WHAT YOU SHOULD DO: Give the number of lines holding the string "matplotlib" and nothing more.

ITEMS:
+===+

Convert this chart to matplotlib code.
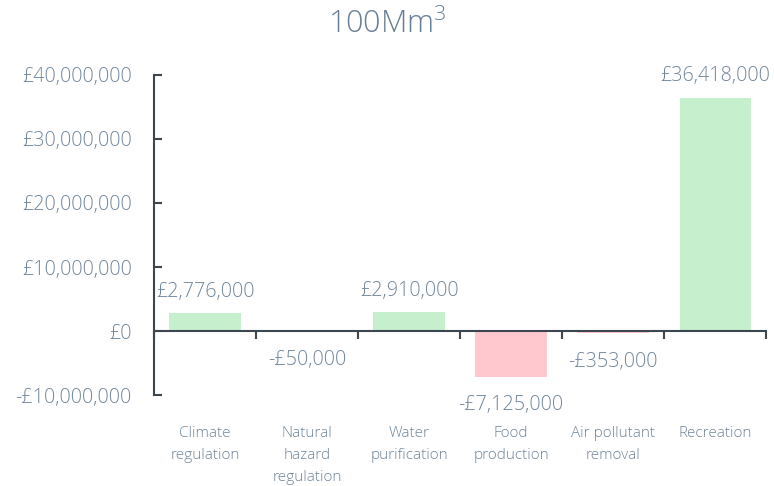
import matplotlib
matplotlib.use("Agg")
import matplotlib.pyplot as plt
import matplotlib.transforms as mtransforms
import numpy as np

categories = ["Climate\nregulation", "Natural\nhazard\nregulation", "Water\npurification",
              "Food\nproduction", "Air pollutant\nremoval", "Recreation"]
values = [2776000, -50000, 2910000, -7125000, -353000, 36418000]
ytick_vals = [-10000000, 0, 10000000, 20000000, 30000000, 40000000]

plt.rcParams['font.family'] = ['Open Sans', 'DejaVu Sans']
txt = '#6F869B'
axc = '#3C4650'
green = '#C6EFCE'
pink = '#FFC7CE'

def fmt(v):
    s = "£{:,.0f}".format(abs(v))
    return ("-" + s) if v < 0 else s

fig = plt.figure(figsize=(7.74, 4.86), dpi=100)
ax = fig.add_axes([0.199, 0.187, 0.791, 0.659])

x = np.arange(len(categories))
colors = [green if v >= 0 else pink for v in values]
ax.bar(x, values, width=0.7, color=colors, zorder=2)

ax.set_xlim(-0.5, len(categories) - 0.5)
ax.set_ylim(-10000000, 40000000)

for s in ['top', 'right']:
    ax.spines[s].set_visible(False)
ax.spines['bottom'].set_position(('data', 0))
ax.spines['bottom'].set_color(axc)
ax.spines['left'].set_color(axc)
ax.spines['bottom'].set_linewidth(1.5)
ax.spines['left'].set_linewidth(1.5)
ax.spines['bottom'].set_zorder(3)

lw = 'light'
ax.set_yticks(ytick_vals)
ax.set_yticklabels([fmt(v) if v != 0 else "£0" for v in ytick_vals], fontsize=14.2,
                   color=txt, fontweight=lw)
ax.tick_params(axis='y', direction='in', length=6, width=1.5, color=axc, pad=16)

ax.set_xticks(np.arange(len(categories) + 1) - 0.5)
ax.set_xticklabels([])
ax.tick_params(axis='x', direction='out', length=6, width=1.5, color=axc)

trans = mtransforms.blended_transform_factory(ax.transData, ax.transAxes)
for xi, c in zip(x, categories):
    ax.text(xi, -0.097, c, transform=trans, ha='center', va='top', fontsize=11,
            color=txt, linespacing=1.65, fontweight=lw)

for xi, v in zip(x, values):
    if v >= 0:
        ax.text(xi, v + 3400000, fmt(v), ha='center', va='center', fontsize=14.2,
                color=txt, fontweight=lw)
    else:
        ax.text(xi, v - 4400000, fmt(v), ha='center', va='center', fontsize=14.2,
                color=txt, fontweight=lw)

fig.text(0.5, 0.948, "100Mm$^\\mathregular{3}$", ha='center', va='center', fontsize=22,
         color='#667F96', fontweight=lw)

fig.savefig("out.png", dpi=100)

+===+

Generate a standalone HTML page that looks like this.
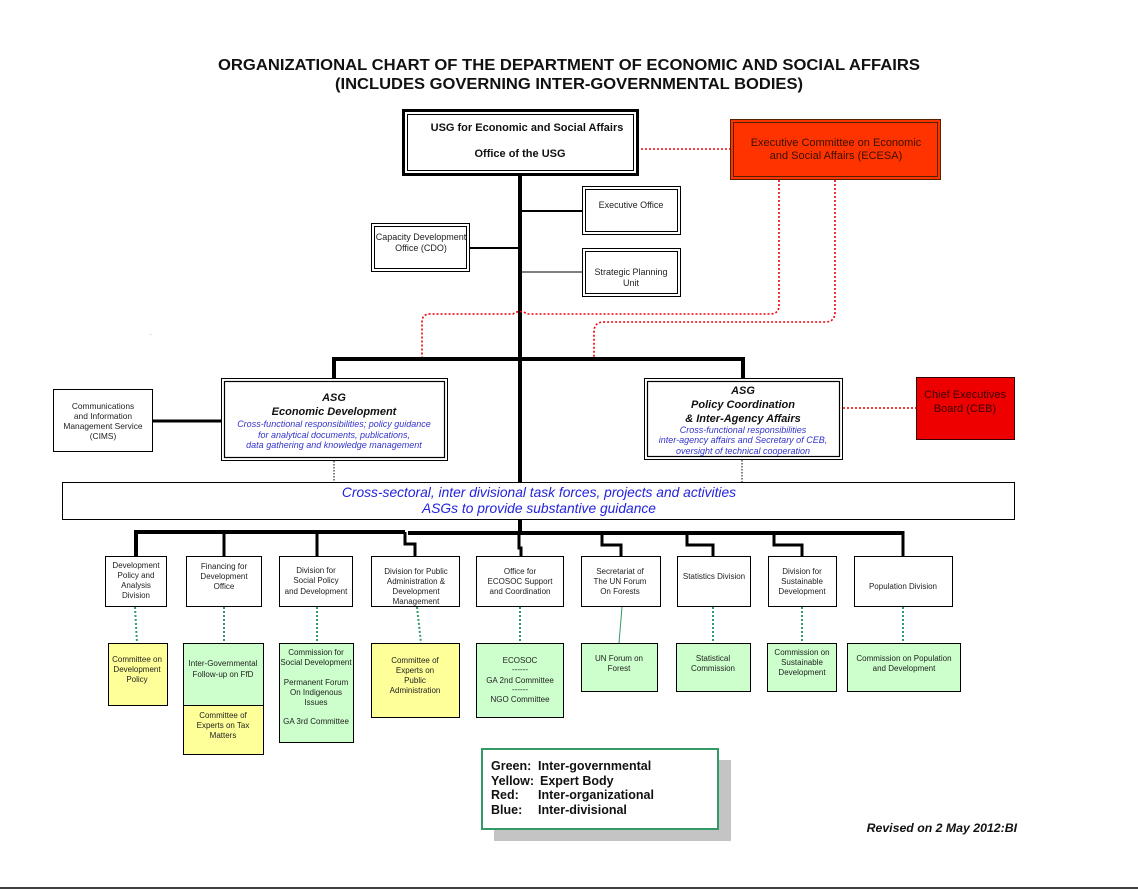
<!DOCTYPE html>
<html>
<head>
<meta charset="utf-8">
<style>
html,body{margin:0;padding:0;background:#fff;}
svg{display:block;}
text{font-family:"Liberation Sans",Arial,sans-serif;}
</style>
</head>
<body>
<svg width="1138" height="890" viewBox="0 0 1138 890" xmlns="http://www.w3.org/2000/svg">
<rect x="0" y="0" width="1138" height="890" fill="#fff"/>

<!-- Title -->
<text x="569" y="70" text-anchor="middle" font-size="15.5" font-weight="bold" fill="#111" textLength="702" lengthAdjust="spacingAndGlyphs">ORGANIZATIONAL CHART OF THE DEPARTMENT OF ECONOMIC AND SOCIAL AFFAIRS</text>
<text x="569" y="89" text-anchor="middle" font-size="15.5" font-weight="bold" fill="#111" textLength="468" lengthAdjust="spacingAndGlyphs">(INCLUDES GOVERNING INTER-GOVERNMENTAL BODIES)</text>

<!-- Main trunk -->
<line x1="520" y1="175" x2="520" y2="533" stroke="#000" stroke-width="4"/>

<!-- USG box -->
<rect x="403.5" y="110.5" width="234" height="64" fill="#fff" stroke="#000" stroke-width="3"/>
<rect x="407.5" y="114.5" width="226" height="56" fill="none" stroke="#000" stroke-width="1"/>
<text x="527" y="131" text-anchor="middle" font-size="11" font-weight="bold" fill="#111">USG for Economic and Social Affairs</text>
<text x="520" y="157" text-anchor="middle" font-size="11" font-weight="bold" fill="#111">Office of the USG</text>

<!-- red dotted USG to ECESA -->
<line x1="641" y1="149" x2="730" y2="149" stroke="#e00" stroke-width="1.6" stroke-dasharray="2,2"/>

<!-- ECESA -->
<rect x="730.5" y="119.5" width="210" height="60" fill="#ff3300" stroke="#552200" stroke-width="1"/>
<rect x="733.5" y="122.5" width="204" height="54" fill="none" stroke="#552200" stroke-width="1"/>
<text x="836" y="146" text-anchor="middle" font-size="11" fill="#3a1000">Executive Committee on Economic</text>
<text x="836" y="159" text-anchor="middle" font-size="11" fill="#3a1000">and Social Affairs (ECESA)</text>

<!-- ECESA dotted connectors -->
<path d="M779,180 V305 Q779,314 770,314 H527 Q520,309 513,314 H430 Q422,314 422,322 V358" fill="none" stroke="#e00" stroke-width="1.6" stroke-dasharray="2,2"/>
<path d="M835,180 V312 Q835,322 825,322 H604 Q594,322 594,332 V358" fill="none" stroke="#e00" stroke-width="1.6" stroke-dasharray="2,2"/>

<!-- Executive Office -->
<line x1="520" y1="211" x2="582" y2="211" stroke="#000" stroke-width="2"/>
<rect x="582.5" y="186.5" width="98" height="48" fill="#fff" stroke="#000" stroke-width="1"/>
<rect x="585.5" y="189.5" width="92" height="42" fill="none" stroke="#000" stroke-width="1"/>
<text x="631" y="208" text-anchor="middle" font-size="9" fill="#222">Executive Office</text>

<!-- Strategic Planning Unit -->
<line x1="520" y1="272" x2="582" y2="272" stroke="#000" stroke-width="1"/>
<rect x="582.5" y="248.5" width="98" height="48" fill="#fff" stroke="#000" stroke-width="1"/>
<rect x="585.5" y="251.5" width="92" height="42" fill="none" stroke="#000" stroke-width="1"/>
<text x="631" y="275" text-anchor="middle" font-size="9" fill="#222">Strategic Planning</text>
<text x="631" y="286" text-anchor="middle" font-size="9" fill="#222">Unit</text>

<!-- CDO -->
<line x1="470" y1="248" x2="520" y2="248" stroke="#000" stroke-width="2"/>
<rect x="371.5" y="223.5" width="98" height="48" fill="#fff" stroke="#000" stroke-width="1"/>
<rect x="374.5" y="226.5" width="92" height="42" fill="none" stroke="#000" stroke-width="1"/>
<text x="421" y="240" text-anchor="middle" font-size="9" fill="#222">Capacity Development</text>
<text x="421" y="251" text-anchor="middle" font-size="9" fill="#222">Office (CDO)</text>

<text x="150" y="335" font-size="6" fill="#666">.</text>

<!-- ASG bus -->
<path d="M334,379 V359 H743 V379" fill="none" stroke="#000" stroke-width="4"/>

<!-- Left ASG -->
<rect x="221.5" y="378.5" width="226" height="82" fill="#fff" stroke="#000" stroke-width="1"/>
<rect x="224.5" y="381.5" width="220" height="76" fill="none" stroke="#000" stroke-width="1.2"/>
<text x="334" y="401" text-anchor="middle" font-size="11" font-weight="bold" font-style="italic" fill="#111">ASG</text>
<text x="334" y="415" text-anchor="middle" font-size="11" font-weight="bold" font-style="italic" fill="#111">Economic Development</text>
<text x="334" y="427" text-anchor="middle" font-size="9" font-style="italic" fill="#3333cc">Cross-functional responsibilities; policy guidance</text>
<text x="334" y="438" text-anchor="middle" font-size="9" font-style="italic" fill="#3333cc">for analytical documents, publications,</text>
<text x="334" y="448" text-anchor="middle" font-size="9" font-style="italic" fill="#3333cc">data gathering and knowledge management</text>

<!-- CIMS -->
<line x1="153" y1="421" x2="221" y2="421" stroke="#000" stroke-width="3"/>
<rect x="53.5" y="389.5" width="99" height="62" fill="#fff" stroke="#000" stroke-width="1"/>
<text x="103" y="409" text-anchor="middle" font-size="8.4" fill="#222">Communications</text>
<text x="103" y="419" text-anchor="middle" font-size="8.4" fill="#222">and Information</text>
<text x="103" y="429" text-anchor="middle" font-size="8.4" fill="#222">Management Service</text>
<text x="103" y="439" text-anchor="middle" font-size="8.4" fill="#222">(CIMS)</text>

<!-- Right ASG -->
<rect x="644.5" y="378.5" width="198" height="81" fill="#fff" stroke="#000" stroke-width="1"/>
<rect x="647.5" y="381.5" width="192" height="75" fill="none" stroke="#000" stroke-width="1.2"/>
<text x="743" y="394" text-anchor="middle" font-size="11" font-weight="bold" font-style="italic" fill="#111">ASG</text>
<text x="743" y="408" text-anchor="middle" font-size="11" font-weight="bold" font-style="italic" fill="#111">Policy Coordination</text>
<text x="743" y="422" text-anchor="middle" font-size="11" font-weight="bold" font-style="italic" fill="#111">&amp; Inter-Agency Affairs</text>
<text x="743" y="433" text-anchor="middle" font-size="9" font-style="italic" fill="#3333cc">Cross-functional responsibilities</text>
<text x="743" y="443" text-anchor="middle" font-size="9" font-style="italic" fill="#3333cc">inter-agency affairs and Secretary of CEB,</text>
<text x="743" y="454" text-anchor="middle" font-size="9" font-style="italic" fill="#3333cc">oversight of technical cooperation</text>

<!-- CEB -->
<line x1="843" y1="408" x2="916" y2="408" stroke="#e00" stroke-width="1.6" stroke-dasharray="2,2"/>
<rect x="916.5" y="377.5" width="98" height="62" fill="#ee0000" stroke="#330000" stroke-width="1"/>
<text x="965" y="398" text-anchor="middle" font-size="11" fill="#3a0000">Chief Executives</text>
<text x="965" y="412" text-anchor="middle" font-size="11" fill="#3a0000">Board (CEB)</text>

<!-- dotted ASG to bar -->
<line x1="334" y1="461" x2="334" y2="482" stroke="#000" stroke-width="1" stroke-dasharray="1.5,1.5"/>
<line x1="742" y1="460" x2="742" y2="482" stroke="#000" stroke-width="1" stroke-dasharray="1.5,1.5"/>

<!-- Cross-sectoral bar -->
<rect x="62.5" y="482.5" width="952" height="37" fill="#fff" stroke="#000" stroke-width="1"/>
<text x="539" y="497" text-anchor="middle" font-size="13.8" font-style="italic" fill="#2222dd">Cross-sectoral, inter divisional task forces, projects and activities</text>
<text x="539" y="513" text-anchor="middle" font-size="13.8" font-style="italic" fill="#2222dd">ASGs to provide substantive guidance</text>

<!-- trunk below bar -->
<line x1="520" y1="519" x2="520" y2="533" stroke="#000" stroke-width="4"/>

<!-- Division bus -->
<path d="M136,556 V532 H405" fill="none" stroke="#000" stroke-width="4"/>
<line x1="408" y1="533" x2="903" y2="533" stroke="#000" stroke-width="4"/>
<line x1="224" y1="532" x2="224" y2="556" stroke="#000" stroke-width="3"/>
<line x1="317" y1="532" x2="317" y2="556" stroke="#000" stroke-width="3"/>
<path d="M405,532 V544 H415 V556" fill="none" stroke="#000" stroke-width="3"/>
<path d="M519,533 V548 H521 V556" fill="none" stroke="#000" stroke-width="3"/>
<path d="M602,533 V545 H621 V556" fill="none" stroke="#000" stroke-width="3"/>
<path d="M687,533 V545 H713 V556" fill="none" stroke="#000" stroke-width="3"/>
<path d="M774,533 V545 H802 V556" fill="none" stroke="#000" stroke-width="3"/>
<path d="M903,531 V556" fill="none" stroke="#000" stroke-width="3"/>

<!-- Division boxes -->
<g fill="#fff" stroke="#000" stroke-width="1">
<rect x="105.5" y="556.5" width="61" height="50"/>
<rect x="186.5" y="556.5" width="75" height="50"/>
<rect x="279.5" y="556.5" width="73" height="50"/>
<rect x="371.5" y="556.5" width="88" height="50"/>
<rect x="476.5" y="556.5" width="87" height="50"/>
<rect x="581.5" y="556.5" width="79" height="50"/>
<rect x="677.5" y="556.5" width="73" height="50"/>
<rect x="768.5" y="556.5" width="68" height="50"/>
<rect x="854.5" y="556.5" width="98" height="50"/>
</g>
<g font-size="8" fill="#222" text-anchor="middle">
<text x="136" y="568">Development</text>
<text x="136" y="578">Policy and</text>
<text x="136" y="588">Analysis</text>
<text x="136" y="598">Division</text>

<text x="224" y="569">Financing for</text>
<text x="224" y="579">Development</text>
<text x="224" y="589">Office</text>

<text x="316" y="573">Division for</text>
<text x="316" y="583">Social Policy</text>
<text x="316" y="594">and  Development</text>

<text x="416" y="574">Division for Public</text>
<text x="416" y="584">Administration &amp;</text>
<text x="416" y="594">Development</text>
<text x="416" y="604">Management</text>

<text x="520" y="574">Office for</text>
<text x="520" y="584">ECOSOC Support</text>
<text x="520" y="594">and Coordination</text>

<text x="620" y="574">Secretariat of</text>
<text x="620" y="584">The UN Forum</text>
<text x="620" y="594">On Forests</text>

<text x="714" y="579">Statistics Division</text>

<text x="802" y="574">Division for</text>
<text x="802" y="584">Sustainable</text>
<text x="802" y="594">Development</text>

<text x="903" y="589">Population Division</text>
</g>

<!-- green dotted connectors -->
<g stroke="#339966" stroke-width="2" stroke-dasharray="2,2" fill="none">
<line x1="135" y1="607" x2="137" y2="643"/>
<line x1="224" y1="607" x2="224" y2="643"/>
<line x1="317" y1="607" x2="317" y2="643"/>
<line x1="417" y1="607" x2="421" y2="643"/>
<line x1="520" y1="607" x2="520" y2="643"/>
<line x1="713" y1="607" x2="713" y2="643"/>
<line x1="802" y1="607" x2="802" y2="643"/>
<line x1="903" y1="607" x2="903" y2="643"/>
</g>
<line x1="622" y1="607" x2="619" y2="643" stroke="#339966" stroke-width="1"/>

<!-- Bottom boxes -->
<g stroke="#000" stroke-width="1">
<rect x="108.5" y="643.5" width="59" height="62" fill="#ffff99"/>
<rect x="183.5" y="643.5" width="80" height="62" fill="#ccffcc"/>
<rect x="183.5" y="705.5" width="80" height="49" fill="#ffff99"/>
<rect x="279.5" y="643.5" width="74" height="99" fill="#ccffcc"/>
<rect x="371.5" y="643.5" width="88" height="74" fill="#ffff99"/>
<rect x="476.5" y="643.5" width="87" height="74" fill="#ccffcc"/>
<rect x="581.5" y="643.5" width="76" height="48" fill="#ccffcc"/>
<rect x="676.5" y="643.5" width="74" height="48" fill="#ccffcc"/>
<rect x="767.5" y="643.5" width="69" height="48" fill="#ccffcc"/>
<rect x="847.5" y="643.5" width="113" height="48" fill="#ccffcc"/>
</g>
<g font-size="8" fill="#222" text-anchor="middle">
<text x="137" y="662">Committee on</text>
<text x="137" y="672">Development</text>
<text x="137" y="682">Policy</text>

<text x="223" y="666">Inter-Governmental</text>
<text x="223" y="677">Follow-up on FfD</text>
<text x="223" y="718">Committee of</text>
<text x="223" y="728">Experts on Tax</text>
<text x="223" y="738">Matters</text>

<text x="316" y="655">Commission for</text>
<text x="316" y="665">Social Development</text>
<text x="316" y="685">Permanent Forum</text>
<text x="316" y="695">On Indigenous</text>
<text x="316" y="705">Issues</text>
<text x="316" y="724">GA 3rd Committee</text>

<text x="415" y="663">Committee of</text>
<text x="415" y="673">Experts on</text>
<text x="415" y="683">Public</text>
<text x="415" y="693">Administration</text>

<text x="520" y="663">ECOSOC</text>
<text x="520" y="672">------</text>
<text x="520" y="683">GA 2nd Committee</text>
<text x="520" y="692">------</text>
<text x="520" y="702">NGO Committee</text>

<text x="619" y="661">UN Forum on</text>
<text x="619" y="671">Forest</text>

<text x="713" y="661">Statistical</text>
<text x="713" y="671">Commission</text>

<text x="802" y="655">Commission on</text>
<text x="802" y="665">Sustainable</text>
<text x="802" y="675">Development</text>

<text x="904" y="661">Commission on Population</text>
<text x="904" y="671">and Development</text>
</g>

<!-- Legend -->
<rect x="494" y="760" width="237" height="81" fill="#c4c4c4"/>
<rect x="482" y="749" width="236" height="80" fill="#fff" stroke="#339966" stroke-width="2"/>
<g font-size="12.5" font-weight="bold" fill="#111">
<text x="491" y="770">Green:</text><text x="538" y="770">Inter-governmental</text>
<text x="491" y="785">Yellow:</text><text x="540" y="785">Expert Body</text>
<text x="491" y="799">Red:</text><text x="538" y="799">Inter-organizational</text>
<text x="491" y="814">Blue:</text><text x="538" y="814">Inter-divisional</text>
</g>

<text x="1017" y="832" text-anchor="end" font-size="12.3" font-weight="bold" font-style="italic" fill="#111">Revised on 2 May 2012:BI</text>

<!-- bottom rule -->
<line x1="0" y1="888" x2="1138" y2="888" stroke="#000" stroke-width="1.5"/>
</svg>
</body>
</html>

+===+

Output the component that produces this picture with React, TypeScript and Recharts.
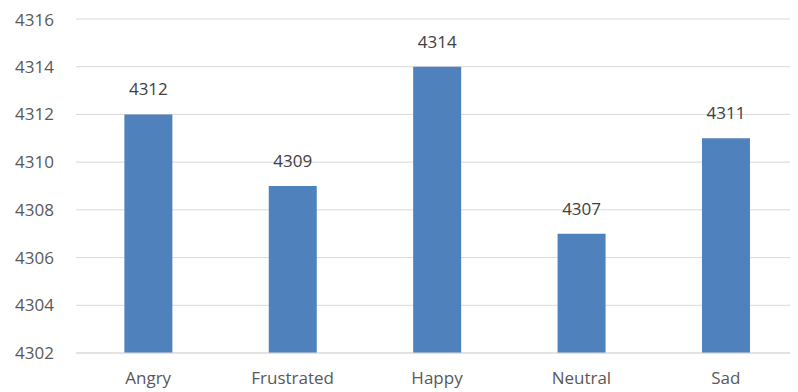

+===+

COMPLETE OUTPUT: 5